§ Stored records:
━━━━━━━━━━

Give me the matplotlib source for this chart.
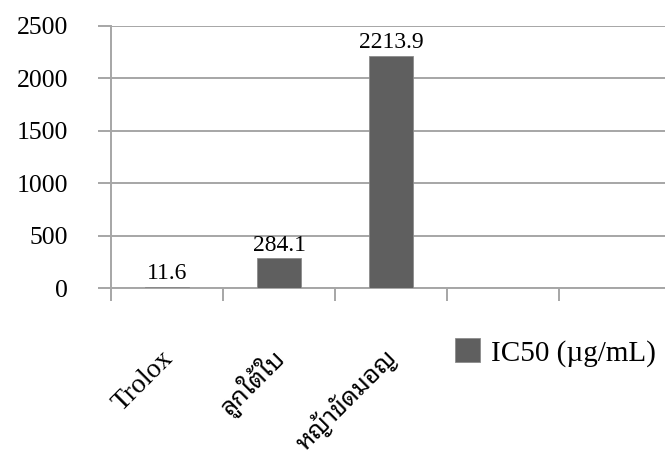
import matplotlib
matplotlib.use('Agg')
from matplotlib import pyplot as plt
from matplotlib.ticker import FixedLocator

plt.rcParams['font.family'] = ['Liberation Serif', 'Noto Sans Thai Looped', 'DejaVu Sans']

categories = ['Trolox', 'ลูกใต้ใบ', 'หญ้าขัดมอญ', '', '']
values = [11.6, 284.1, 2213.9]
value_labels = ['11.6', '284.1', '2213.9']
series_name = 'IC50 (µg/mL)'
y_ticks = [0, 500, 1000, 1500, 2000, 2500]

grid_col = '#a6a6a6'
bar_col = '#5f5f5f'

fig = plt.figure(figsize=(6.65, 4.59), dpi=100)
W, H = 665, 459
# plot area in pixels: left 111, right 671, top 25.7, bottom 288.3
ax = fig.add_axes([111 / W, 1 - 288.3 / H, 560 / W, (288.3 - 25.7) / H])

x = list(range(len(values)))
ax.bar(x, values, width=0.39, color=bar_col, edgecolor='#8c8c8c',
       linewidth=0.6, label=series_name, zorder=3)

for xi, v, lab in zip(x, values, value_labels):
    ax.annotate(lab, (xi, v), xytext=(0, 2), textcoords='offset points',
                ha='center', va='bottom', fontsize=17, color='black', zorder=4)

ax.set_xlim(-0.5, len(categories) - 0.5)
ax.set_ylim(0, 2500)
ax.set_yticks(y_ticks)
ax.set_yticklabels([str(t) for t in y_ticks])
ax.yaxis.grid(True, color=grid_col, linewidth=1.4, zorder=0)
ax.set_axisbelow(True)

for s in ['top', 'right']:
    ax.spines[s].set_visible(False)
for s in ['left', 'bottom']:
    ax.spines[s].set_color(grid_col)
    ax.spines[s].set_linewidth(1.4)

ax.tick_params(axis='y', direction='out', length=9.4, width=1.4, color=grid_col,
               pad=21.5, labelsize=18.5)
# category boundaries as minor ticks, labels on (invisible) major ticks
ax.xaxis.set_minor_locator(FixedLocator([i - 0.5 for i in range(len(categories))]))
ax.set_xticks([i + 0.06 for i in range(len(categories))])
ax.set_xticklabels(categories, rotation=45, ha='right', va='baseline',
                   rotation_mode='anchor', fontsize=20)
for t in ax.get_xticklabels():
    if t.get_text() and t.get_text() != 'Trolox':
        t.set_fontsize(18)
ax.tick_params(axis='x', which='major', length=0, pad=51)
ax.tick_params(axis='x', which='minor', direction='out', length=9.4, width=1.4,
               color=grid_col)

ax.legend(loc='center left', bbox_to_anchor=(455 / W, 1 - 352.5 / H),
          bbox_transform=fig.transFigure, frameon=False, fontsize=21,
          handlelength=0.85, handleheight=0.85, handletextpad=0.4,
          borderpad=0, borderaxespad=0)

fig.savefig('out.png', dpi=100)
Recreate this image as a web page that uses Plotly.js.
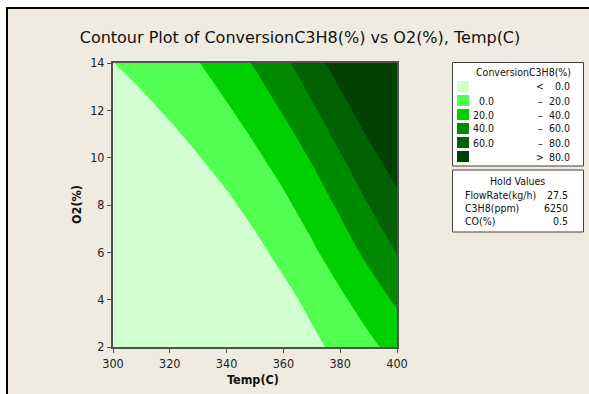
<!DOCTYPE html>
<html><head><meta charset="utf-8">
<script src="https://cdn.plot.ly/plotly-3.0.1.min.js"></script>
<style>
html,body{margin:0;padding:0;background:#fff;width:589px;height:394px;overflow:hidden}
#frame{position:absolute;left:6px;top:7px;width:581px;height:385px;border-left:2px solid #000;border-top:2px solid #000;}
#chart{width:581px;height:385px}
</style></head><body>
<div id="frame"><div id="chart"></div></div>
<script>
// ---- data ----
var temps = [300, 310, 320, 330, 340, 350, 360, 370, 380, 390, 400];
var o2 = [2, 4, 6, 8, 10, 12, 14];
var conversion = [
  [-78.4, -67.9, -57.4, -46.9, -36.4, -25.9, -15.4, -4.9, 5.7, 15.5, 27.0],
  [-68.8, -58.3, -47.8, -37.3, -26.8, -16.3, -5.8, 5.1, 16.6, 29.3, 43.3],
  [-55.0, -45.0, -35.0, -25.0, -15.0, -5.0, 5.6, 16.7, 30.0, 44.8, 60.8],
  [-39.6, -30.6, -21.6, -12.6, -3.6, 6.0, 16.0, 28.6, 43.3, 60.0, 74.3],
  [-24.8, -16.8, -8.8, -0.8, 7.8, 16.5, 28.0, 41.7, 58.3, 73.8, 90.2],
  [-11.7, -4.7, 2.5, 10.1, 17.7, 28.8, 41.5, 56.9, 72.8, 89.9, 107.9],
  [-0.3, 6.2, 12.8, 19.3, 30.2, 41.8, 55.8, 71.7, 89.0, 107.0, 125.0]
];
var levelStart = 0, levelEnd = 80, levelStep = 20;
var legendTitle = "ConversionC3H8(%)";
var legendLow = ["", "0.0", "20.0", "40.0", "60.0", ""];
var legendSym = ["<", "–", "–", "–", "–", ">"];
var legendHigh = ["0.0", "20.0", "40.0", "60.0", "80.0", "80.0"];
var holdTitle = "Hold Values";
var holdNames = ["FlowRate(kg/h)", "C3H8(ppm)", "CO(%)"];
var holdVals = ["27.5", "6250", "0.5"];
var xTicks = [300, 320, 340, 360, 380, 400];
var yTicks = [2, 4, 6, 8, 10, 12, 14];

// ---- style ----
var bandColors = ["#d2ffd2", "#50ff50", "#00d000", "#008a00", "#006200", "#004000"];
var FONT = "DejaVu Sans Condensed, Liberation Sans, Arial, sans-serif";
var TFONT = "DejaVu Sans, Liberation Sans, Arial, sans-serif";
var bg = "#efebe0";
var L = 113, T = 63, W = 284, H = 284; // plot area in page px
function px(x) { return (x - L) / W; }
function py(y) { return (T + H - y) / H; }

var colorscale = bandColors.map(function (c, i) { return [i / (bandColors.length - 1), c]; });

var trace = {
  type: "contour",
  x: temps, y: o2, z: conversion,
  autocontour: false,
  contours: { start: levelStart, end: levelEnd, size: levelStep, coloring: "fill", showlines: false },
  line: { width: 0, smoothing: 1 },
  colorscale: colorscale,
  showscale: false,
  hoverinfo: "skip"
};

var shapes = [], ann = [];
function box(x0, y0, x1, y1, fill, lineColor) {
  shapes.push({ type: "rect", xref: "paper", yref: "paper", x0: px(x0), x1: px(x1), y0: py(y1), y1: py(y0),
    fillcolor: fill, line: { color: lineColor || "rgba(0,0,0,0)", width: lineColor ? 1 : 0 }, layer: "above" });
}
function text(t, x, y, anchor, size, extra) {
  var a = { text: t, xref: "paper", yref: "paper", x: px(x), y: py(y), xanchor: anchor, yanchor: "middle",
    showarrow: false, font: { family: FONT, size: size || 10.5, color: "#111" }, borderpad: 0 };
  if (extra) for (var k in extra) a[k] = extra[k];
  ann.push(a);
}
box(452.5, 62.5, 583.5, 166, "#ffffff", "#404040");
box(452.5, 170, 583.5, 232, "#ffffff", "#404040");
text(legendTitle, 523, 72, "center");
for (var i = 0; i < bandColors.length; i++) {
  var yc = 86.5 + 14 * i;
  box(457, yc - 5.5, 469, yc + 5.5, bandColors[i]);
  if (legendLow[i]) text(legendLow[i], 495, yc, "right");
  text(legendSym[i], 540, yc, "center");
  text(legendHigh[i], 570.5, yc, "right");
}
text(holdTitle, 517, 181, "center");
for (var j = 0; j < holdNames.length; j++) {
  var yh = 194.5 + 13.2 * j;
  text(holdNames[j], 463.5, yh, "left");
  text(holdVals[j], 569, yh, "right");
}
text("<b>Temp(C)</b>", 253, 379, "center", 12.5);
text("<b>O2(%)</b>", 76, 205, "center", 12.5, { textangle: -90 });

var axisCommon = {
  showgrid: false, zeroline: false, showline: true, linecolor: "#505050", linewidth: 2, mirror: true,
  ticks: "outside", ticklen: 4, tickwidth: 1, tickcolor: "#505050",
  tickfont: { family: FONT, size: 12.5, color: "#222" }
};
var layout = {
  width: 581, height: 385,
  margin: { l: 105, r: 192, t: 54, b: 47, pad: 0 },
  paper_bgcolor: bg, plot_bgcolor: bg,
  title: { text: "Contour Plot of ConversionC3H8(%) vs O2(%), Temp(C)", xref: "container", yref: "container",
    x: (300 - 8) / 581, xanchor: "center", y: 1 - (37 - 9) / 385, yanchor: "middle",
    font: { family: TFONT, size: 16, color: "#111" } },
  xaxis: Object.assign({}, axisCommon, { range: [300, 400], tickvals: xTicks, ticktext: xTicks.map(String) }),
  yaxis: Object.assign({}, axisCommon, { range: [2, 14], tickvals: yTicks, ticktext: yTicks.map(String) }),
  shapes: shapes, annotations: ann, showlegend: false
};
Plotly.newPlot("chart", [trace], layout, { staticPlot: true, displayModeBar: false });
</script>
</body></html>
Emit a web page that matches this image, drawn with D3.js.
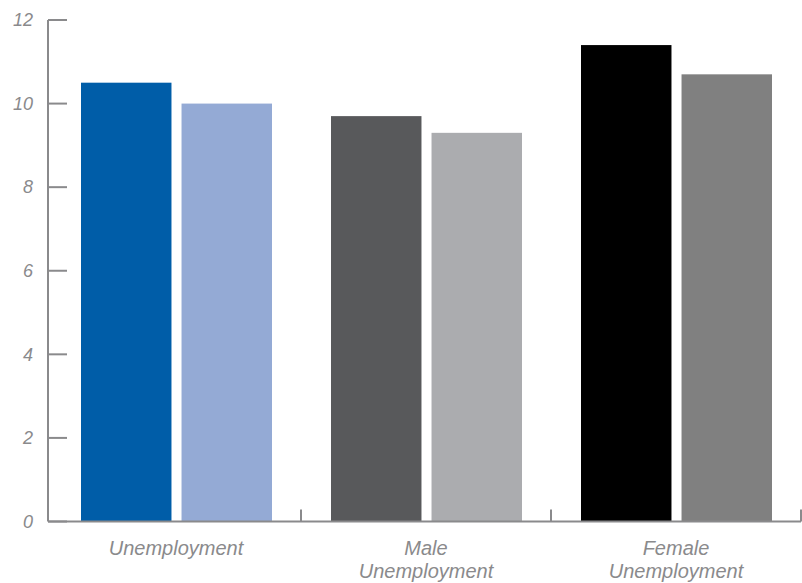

━━━━━━━━━━

§ Direction: Quote only what lies between the first line of the records and the line containing "linewidth=0.6, label=series_name, zorder=3)", please, including both lines and excluding images.

§ Reply:
Give me the matplotlib source for this chart.
import matplotlib
matplotlib.use('Agg')
from matplotlib import pyplot as plt
from matplotlib.ticker import FixedLocator

plt.rcParams['font.family'] = ['Liberation Serif', 'Noto Sans Thai Looped', 'DejaVu Sans']

categories = ['Trolox', 'ลูกใต้ใบ', 'หญ้าขัดมอญ', '', '']
values = [11.6, 284.1, 2213.9]
value_labels = ['11.6', '284.1', '2213.9']
series_name = 'IC50 (µg/mL)'
y_ticks = [0, 500, 1000, 1500, 2000, 2500]

grid_col = '#a6a6a6'
bar_col = '#5f5f5f'

fig = plt.figure(figsize=(6.65, 4.59), dpi=100)
W, H = 665, 459
# plot area in pixels: left 111, right 671, top 25.7, bottom 288.3
ax = fig.add_axes([111 / W, 1 - 288.3 / H, 560 / W, (288.3 - 25.7) / H])

x = list(range(len(values)))
ax.bar(x, values, width=0.39, color=bar_col, edgecolor='#8c8c8c',
       linewidth=0.6, label=series_name, zorder=3)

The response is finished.